__Exercise__. Write out the records that appear below, verbatim and complete, but without pictures.

Stored items from a collection
start

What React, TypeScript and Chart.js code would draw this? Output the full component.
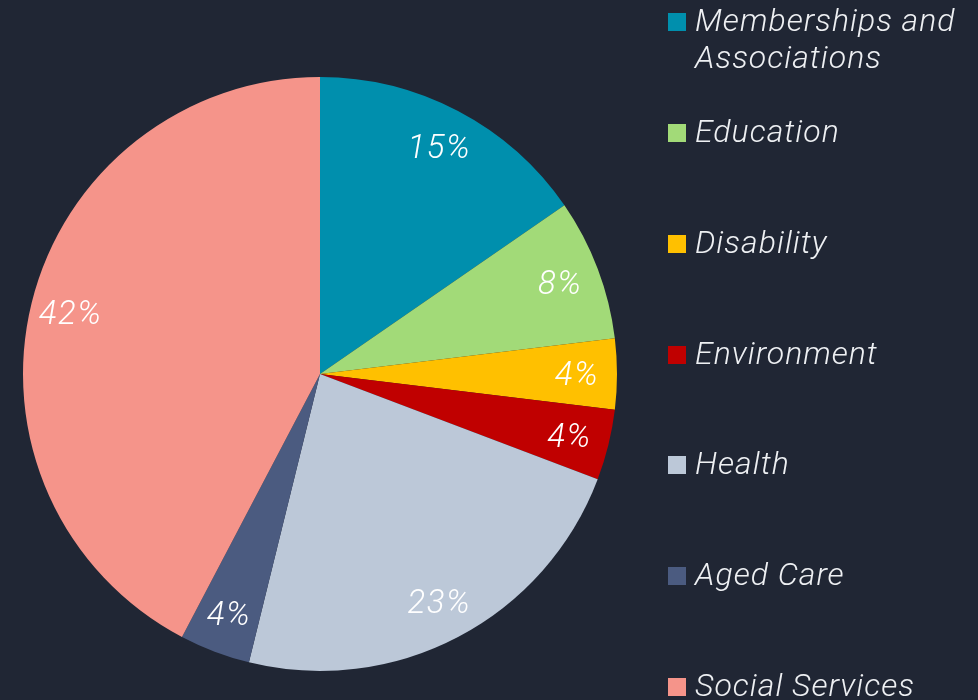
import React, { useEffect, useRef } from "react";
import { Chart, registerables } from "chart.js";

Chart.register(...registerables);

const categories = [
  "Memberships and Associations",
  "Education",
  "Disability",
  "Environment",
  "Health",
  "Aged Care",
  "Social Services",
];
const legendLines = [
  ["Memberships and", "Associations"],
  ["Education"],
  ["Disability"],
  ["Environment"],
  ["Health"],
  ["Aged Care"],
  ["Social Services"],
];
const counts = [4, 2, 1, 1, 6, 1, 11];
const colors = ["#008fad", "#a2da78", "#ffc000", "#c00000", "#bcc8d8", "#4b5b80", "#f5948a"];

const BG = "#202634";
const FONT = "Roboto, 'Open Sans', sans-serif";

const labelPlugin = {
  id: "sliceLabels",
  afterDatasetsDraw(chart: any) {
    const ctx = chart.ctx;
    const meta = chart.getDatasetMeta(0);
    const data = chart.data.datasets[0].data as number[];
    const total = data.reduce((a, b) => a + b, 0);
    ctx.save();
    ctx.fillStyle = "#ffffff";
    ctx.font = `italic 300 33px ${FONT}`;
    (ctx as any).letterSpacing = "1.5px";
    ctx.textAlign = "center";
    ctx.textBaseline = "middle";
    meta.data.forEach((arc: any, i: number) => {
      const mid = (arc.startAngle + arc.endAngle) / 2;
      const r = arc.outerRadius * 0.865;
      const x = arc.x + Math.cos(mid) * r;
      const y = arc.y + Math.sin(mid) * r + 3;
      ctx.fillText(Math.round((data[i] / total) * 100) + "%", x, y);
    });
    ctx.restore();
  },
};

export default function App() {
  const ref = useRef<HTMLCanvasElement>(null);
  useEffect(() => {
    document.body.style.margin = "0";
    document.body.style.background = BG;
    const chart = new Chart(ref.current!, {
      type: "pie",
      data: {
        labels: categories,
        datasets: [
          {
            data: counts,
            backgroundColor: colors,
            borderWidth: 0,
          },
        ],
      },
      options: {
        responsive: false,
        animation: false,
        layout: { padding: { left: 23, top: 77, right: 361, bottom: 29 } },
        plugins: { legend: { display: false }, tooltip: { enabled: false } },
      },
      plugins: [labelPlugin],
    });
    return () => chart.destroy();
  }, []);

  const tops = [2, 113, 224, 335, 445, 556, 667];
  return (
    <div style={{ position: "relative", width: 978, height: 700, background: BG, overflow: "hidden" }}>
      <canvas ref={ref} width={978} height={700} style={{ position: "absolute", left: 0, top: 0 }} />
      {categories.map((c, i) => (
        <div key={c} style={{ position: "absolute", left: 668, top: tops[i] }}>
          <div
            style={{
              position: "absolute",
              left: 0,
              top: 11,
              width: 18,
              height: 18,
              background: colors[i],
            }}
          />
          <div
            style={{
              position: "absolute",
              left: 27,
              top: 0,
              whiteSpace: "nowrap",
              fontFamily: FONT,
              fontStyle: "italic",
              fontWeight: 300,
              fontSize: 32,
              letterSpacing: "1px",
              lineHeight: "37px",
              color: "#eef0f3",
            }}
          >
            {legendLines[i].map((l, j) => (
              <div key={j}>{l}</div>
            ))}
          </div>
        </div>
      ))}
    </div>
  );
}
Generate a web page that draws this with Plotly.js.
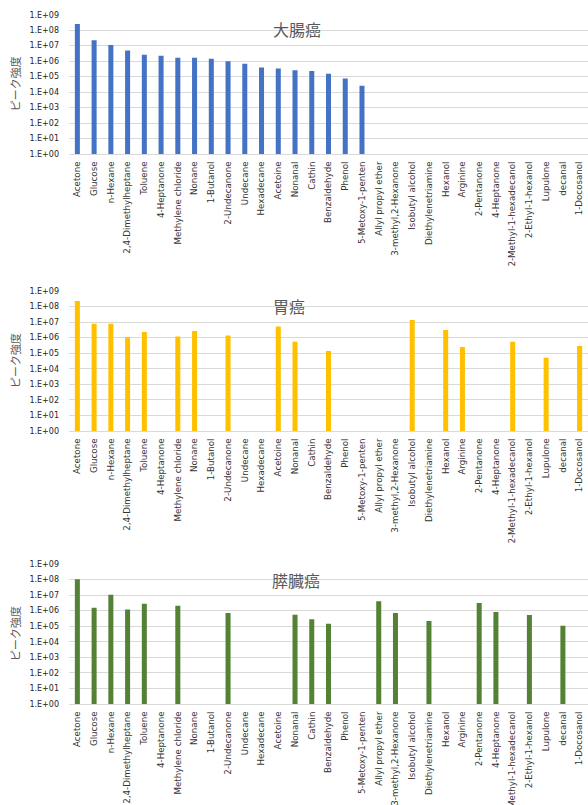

end

__Exercise solution__.
What React, TypeScript and Chart.js code would draw this? Output the full component.
import React, { useEffect, useRef } from "react";
import { Chart, registerables } from "chart.js";

Chart.register(...registerables);

const categories = [
  "Memberships and Associations",
  "Education",
  "Disability",
  "Environment",
  "Health",
  "Aged Care",
  "Social Services",
];
const legendLines = [
  ["Memberships and", "Associations"],
  ["Education"],
  ["Disability"],
  ["Environment"],
  ["Health"],
  ["Aged Care"],
  ["Social Services"],
];
const counts = [4, 2, 1, 1, 6, 1, 11];
const colors = ["#008fad", "#a2da78", "#ffc000", "#c00000", "#bcc8d8", "#4b5b80", "#f5948a"];

const BG = "#202634";
const FONT = "Roboto, 'Open Sans', sans-serif";

const labelPlugin = {
  id: "sliceLabels",
  afterDatasetsDraw(chart: any) {
    const ctx = chart.ctx;
    const meta = chart.getDatasetMeta(0);
    const data = chart.data.datasets[0].data as number[];
    const total = data.reduce((a, b) => a + b, 0);
    ctx.save();
    ctx.fillStyle = "#ffffff";
    ctx.font = `italic 300 33px ${FONT}`;
    (ctx as any).letterSpacing = "1.5px";
    ctx.textAlign = "center";
    ctx.textBaseline = "middle";
    meta.data.forEach((arc: any, i: number) => {
      const mid = (arc.startAngle + arc.endAngle) / 2;
      const r = arc.outerRadius * 0.865;
      const x = arc.x + Math.cos(mid) * r;
      const y = arc.y + Math.sin(mid) * r + 3;
      ctx.fillText(Math.round((data[i] / total) * 100) + "%", x, y);
    });
    ctx.restore();
  },
};

export default function App() {
  const ref = useRef<HTMLCanvasElement>(null);
  useEffect(() => {
    document.body.style.margin = "0";
    document.body.style.background = BG;
    const chart = new Chart(ref.current!, {
      type: "pie",
      data: {
        labels: categories,
        datasets: [
          {
            data: counts,
            backgroundColor: colors,
            borderWidth: 0,
          },
        ],
      },
      options: {
        responsive: false,
        animation: false,
        layout: { padding: { left: 23, top: 77, right: 361, bottom: 29 } },
        plugins: { legend: { display: false }, tooltip: { enabled: false } },
      },
      plugins: [labelPlugin],
    });
    return () => chart.destroy();
  }, []);

  const tops = [2, 113, 224, 335, 445, 556, 667];
  return (
    <div style={{ position: "relative", width: 978, height: 700, background: BG, overflow: "hidden" }}>
      <canvas ref={ref} width={978} height={700} style={{ position: "absolute", left: 0, top: 0 }} />
      {categories.map((c, i) => (
        <div key={c} style={{ position: "absolute", left: 668, top: tops[i] }}>
          <div
            style={{
              position: "absolute",
              left: 0,
              top: 11,
              width: 18,
              height: 18,
              background: colors[i],
            }}
          />
          <div
            style={{
              position: "absolute",
              left: 27,
              top: 0,
              whiteSpace: "nowrap",
              fontFamily: FONT,
              fontStyle: "italic",
              fontWeight: 300,
              fontSize: 32,
              letterSpacing: "1px",
              lineHeight: "37px",
              color: "#eef0f3",
            }}
          >
            {legendLines[i].map((l, j) => (
              <div key={j}>{l}</div>
            ))}
          </div>
        </div>
      ))}
    </div>
  );
}
Generate a web page that draws this with Plotly.js.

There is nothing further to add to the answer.